Day explained she began tracking voting records during the 2018 election season. Over the months leading up to the election, transparency and conflict of interest became key issues discussed by slates and voters.

“Before the election I had a volunteer go through – and she spent weeks going through – minutes of all the meetings and picking out the more important votes,” Day said. “It was ridiculous how long it took.”

Day pointed out that Vancouver has this sort of system, with a chart that shows various agenda items and a symbol indicating how councillors voted on that issue. She said she hopes a Richmond model would look similar, including links to meeting minutes or video so the public can better understand the context around the votes.

COV vote
City of Vancouver's online voting record. Image: City of Vancouver

Day’s motion passed unopposed at a Dec. 3 General Purposes Committee meeting, and now staff are looking into options for Richmond.
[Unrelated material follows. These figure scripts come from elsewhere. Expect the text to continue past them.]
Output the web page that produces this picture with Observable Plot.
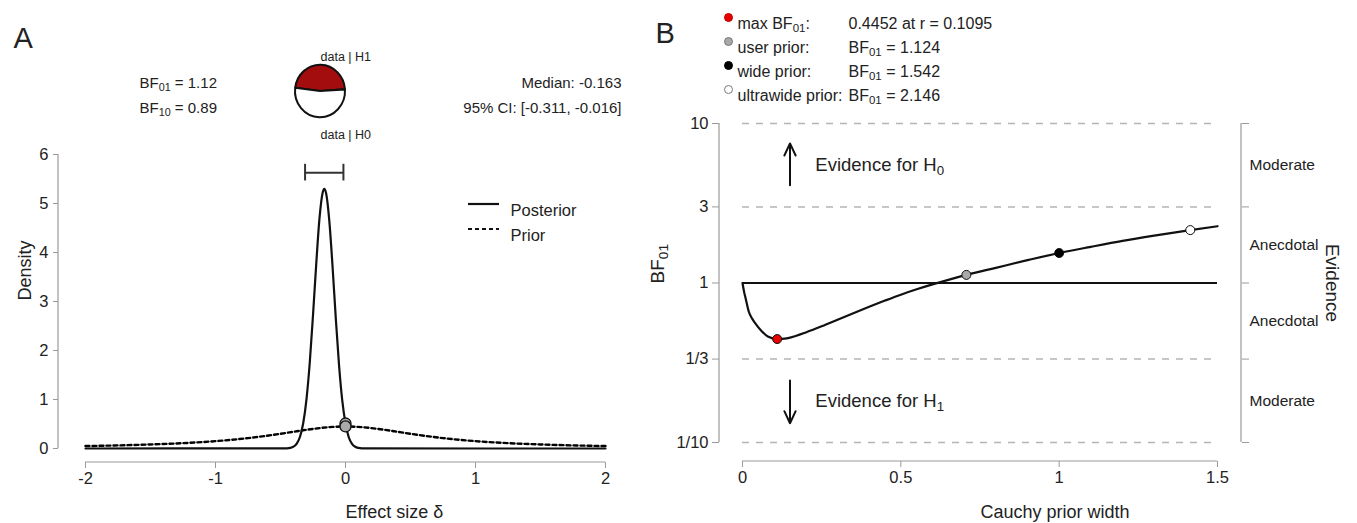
<!DOCTYPE html>
<html><head><meta charset="utf-8">
<script src="https://cdn.jsdelivr.net/npm/d3@7"></script>
<script src="https://cdn.jsdelivr.net/npm/@observablehq/plot@0.6"></script>
<style>
html,body{margin:0;padding:0;background:#fff;}
#wrap{display:flex;width:1357px;height:523px;overflow:hidden;background:#fff;}
#wrap svg{flex:none;}
</style></head><body><div id="wrap"></div>
<script>
// ================= DATA =================
// Panel A: prior / posterior densities of effect size delta
const effectTicks = [-2, -1, 0, 1, 2];
const densityTicks = [0, 1, 2, 3, 4, 5, 6];
const posteriorDelta = [-2, -0.45, -0.425, -0.4, -0.375, -0.35, -0.325, -0.3, -0.275, -0.25, -0.225, -0.2, -0.175, -0.163, -0.15, -0.125, -0.1, -0.075, -0.05, -0.025, 0, 0.025, 0.05, 0.075, 0.1, 0.125, 0.15, 2];
const posteriorDensity = [0, 0.004, 0.012, 0.037, 0.10, 0.24, 0.52, 1.01, 1.75, 2.72, 3.77, 4.70, 5.23, 5.30, 5.22, 4.66, 3.73, 2.67, 1.71, 0.98, 0.51, 0.23, 0.096, 0.035, 0.012, 0.003, 0.001, 0];
const priorDelta = [-2, -1.75, -1.5, -1.25, -1, -0.875, -0.75, -0.625, -0.5, -0.375, -0.25, -0.125, 0, 0.125, 0.25, 0.375, 0.5, 0.625, 0.75, 0.875, 1, 1.25, 1.5, 1.75, 2];
const priorDensity = [0.050, 0.063, 0.082, 0.109, 0.150, 0.178, 0.212, 0.253, 0.300, 0.351, 0.400, 0.436, 0.450, 0.436, 0.400, 0.351, 0.300, 0.253, 0.212, 0.178, 0.150, 0.109, 0.082, 0.063, 0.050];
const pointsAtZero = [{delta: 0, density: 0.51}, {delta: 0, density: 0.45}];
const ciLower = -0.311, ciUpper = -0.016, ciLevel = 5.63, ciCap = 0.17;
const bf01Text = "BF₀₁ = 1.12", bf10Text = "BF₁₀ = 0.89";
const medianText = "Median: -0.163", ciText = "95% CI: [-0.311, -0.016]";
const pieShares = [{label: "data | H1", value: 0.471, color: "#a30d0d"}, {label: "data | H0", value: 0.529, color: "#ffffff"}];
const legendA = [{label: "Posterior", dash: null}, {label: "Prior", dash: "4,3"}];

// Panel B: robustness check
const widthTicks = [0, 0.5, 1, 1.5];
const bfTicks = [1/10, 1/3, 1, 3, 10];
const bfTickLabels = ["1/10", "1/3", "1", "3", "10"];
const evidenceLabels = ["Moderate", "Anecdotal", "Anecdotal", "Moderate"];
const curveR  = [0, 0.005, 0.01, 0.02, 0.03, 0.04, 0.06, 0.08, 0.1095, 0.14, 0.17, 0.2, 0.25, 0.3, 0.35, 0.4, 0.45, 0.5, 0.55, 0.6, 0.65, 0.707, 0.8, 0.9, 1.0, 1.1, 1.2, 1.3, 1.414, 1.5];
const curveBF = [1, 0.88, 0.8, 0.66, 0.6, 0.56, 0.5, 0.462, 0.4452, 0.45, 0.467, 0.49, 0.535, 0.588, 0.647, 0.71, 0.776, 0.845, 0.913, 0.98, 1.047, 1.124, 1.245, 1.39, 1.542, 1.685, 1.835, 1.98, 2.146, 2.27];
const bfPoints = [
  {r: 0.1095, bf: 0.4452, label: "max BF₀₁:", value: "0.4452 at r = 0.1095", fill: "#e60000", key: "#c00000"},
  {r: 0.707, bf: 1.124, label: "user prior:", value: "BF₀₁ = 1.124", fill: "#a8a8a8", key: "#777"},
  {r: 1, bf: 1.542, label: "wide prior:", value: "BF₀₁ = 1.542", fill: "#000000", key: "#000"},
  {r: 1.414, bf: 2.146, label: "ultrawide prior:", value: "BF₀₁ = 2.146", fill: "#ffffff", key: "#777"}
];
const arrowsB = [
  {r: 0.15, from: 4.1, to: 7.5, textR: 0.23, at: 5.48, text: "Evidence for H₀"},
  {r: 0.15, from: 0.245, to: 0.132, textR: 0.23, at: 0.183, text: "Evidence for H₁"}
];

// ================= STYLE =================
const FONT = '"Liberation Sans", Arial, Helvetica, sans-serif';
const INK = "#222";
const AXIS = "#9a9a9a";
const H = 523;

const pxText = (m, str, x, y, opts = {}) =>
  Plot.text([str], {frameAnchor: "top-left", dx: x - m.left, dy: y - m.top, fill: INK, ...opts});

const svgLines = (fn) => (index, scales, values, dims) => {
  const g = d3.create("svg:g");
  for (const l of fn(scales, dims)) {
    const ln = g.append("line").attr("x1", l.x1).attr("x2", l.x2).attr("y1", l.y1).attr("y2", l.y2)
      .attr("stroke", l.stroke || AXIS).attr("stroke-width", l.w || 1.2);
    if (l.dash) ln.attr("stroke-dasharray", l.dash);
  }
  return g.node();
};

// ================= PANEL A =================
const mA = {top: 154, right: 35, bottom: 61, left: 58};
const posterior = posteriorDelta.map((d, i) => ({delta: d, density: posteriorDensity[i]}));
const prior = priorDelta.map((d, i) => ({delta: d, density: priorDensity[i]}));

const plotA = Plot.plot({
  width: 640, height: H,
  marginTop: mA.top, marginRight: mA.right, marginBottom: mA.bottom, marginLeft: mA.left,
  style: {fontFamily: FONT, fontSize: "16.5px", color: INK, background: "white", overflow: "visible"},
  x: {domain: d3.extent(effectTicks), range: [85, 605], label: null},
  y: {domain: d3.extent(densityTicks), range: [448, 154], label: null},
  marks: [
    Plot.axisY({ticks: densityTicks, tickSize: 5, tickPadding: 5, stroke: AXIS, fill: INK, tickFormat: d => String(d), label: null}),
    Plot.axisX({ticks: effectTicks, tickSize: 6, tickPadding: 4, stroke: AXIS, fill: INK, tickFormat: d => String(d), label: null}),
    svgLines((s, d) => [
      {x1: d.marginLeft, x2: d.marginLeft, y1: s.y(densityTicks[0]), y2: s.y(densityTicks[densityTicks.length - 1])},
      {x1: s.x(effectTicks[0]), x2: s.x(effectTicks[effectTicks.length - 1]), y1: d.height - d.marginBottom, y2: d.height - d.marginBottom}
    ]),
    Plot.line(prior, {x: "delta", y: "density", stroke: "#000", strokeWidth: 2.4, strokeDasharray: "4,3", curve: "monotone-x"}),
    Plot.line(posterior, {x: "delta", y: "density", stroke: "#111", strokeWidth: 2.2, curve: "monotone-x"}),
    Plot.ruleY([ciLevel], {x1: ciLower, x2: ciUpper, stroke: "#333", strokeWidth: 2}),
    Plot.ruleX([ciLower, ciUpper], {y1: ciLevel - ciCap, y2: ciLevel + ciCap, stroke: "#333", strokeWidth: 2}),
    Plot.dot(pointsAtZero, {x: "delta", y: "density", r: 5.5, fill: "#aaaaaa", stroke: "#111", strokeWidth: 1.3}),
    svgLines(() => legendA.map((l, i) => ({x1: 468, x2: 499, y1: 204 + i * 25, y2: 204 + i * 25, stroke: "#111", w: 2.2, dash: l.dash}))),
    ...legendA.map((l, i) => pxText(mA, l.label, 510, 204 + i * 25, {textAnchor: "start", fontSize: 16.5})),
    pxText(mA, "A", 13, 27, {textAnchor: "start", fontSize: 29}),
    pxText(mA, bf01Text, 139, 77, {textAnchor: "start", fontSize: 15}),
    pxText(mA, bf10Text, 139, 102, {textAnchor: "start", fontSize: 15}),
    pxText(mA, medianText, 621, 77, {textAnchor: "end", fontSize: 15}),
    pxText(mA, ciText, 621, 102, {textAnchor: "end", fontSize: 15}),
    pxText(mA, pieShares[0].label, 320, 52, {fontSize: 12.5}),
    pxText(mA, pieShares[1].label, 320, 130, {fontSize: 12.5}),
    () => {
      const g = d3.create("svg:g").attr("transform", "translate(320,91) scale(1,1.05)");
      const a0 = -Math.PI * pieShares[0].value + 0.03;
      const pie = d3.pie().sort(null).value(d => d.value).startAngle(a0).endAngle(a0 + 2 * Math.PI);
      const arc = d3.arc().innerRadius(0).outerRadius(25);
      g.selectAll("path").data(pie(pieShares)).join("path")
        .attr("d", arc).attr("fill", d => d.data.color).attr("stroke", "#111").attr("stroke-width", 2).attr("stroke-linejoin", "round");
      return g.node();
    },
    pxText(mA, "Density", 18, 300, {rotate: -90, fontSize: 18}),
    pxText(mA, "Effect size δ", 345, 505, {fontSize: 18})
  ]
});

// ================= PANEL B =================
const mB = {top: 123, right: 116, bottom: 62, left: 79};
const curve = curveR.map((r, i) => ({r, bf: curveBF[i]}));
const bands = evidenceLabels.map((label, i) => ({label, mid: Math.sqrt(bfTicks[i] * bfTicks[i + 1])}));
const dashed = bfTicks.filter(t => t !== 1);
const rMin = widthTicks[0], rMax = widthTicks[widthTicks.length - 1];

const plotB = Plot.plot({
  width: 717, height: H,
  marginTop: mB.top, marginRight: mB.right, marginBottom: mB.bottom, marginLeft: mB.left,
  style: {fontFamily: FONT, fontSize: "16.5px", color: INK, background: "white", overflow: "visible"},
  x: {domain: [rMin, rMax], range: [102, 577], label: null},
  y: {type: "log", domain: [bfTicks[0], bfTicks[bfTicks.length - 1]], range: [442, 123], label: null},
  marks: [
    Plot.axisY({ticks: bfTicks, tickSize: 7, tickPadding: 4, stroke: AXIS, fill: INK, tickFormat: d => bfTickLabels[bfTicks.indexOf(d)], label: null}),
    Plot.axisY({anchor: "right", ticks: bfTicks, tickSize: 7, stroke: AXIS, tickFormat: () => "", label: null}),
    Plot.axisX({ticks: widthTicks, tickSize: 6, tickPadding: 4, stroke: AXIS, fill: INK, tickFormat: d => String(d), label: null}),
    svgLines((s, d) => [
      {x1: d.marginLeft, x2: d.marginLeft, y1: s.y(bfTicks[0]), y2: s.y(bfTicks[bfTicks.length - 1])},
      {x1: d.width - d.marginRight, x2: d.width - d.marginRight, y1: s.y(bfTicks[0]), y2: s.y(bfTicks[bfTicks.length - 1])},
      {x1: s.x(rMin), x2: s.x(rMax), y1: d.height - d.marginBottom, y2: d.height - d.marginBottom}
    ]),
    Plot.ruleY(dashed, {x1: rMin, x2: rMax, stroke: "#b5b5b5", strokeWidth: 1.5, strokeDasharray: "7,7"}),
    Plot.ruleY([1], {x1: rMin, x2: rMax, stroke: "#111", strokeWidth: 1.8}),
    Plot.line(curve, {x: "r", y: "bf", stroke: "#111", strokeWidth: 2.2, curve: "monotone-x"}),
    Plot.dot(bfPoints, {x: "r", y: "bf", r: 4.5, fill: "fill", stroke: "#111", strokeWidth: 1}),
    Plot.arrow(arrowsB, {x1: "r", x2: "r", y1: "from", y2: "to", stroke: "#111", strokeWidth: 2, headLength: 10, headAngle: 50}),
    Plot.text(arrowsB, {x: "textR", y: "at", text: "text", textAnchor: "start", fontSize: 18.5, fill: INK}),
    Plot.text(bands, {y: "mid", text: "label", frameAnchor: "right", dx: 8, textAnchor: "start", fontSize: 15.5, fill: INK}),
    Plot.text(["Evidence"], {y: [Math.sqrt(bfTicks[0] * bfTicks[bfTicks.length - 1])], frameAnchor: "right", dx: 91, rotate: 90, textAnchor: "middle", fontSize: 19, fill: INK}),
    pxText(mB, "BF₀₁", 10, 283, {rotate: -90, fontSize: 19}),
    pxText(mB, "Cauchy prior width", 340, 505, {fontSize: 18}),
    pxText(mB, "B", 15, 22, {textAnchor: "start", fontSize: 29}),
    ...bfPoints.flatMap((p, i) => [
      Plot.dot([p], {frameAnchor: "top-left", dx: 88 - mB.left, dy: 17 + i * 24 - mB.top, r: 4, fill: p.fill, stroke: p.key, strokeWidth: 1}),
      pxText(mB, p.label, 97, 17 + i * 24, {textAnchor: "start", fontSize: 16}),
      pxText(mB, p.value, 208, 17 + i * 24, {textAnchor: "start", fontSize: 16})
    ])
  ]
});

// turn unicode subscript digits into real lowered, smaller text runs
const SUB = "₀₁₂₃₄₅₆₇₈₉";
function fixSubscripts(svg) {
  svg.querySelectorAll("text").forEach(t => {
    if (t.querySelector("tspan")) {
      t.querySelectorAll("tspan").forEach(ts => rebuild(ts));
    } else rebuild(t);
  });
  function rebuild(el) {
    const s = el.textContent;
    if (![...s].some(c => SUB.includes(c))) return;
    const runs = [];
    for (const c of s) {
      const sub = SUB.includes(c);
      const ch = sub ? String(SUB.indexOf(c)) : c;
      if (runs.length && runs[runs.length - 1].sub === sub) runs[runs.length - 1].txt += ch;
      else runs.push({sub, txt: ch});
    }
    el.textContent = "";
    let lowered = false;
    for (const r of runs) {
      const ts = document.createElementNS("http://www.w3.org/2000/svg", "tspan");
      ts.textContent = r.txt;
      if (r.sub) { ts.setAttribute("font-size", "72%"); ts.setAttribute("dy", "0.3em"); lowered = true; }
      else if (lowered) { ts.setAttribute("dy", "-0.22em"); lowered = false; }
      el.appendChild(ts);
    }
  }
}
fixSubscripts(plotA); fixSubscripts(plotB);

document.getElementById("wrap").append(plotA, plotB);
</script></body></html>
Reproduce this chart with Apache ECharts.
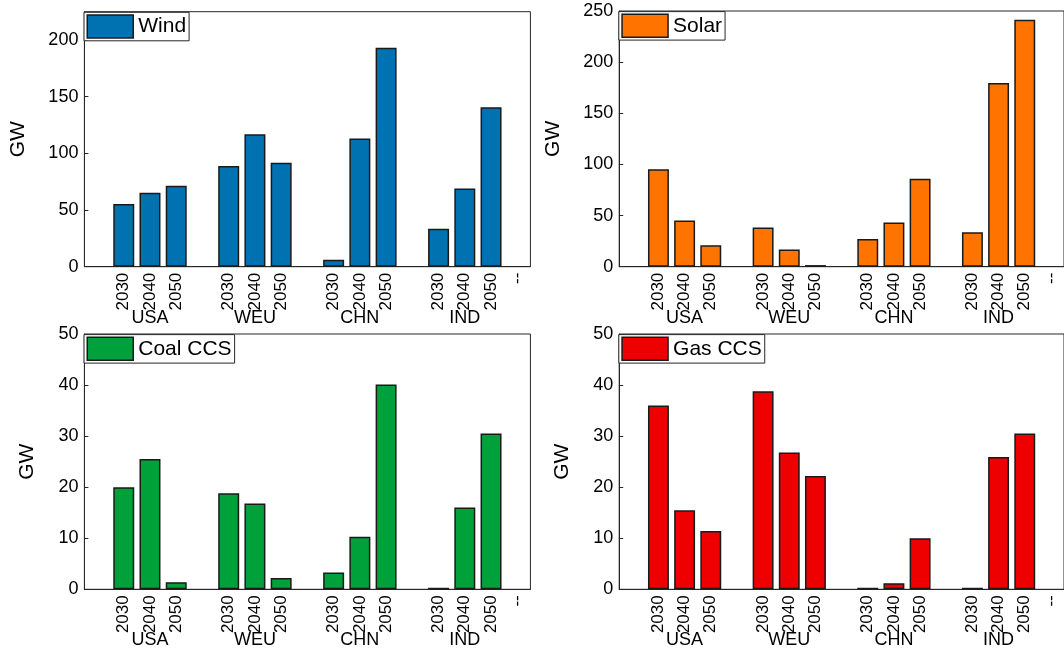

In the meantime, however, Coun. Kelly Greene has created her own voting record website.

“I believe in transparent and responsible government,” Greene said on Twitter, while sharing a link to her voting record.



Greene’s record includes votes since the new council was sworn in on Nov. 5, with links to relevant council meeting minutes. As of publication, only votes until Nov. 26 were included.

“We shouldn’t make it so difficult to find out what people’s patterns are. We should make it easy,” Day said. “I’m hoping we’re going to make a more transparent, open council that engages all of Richmond.”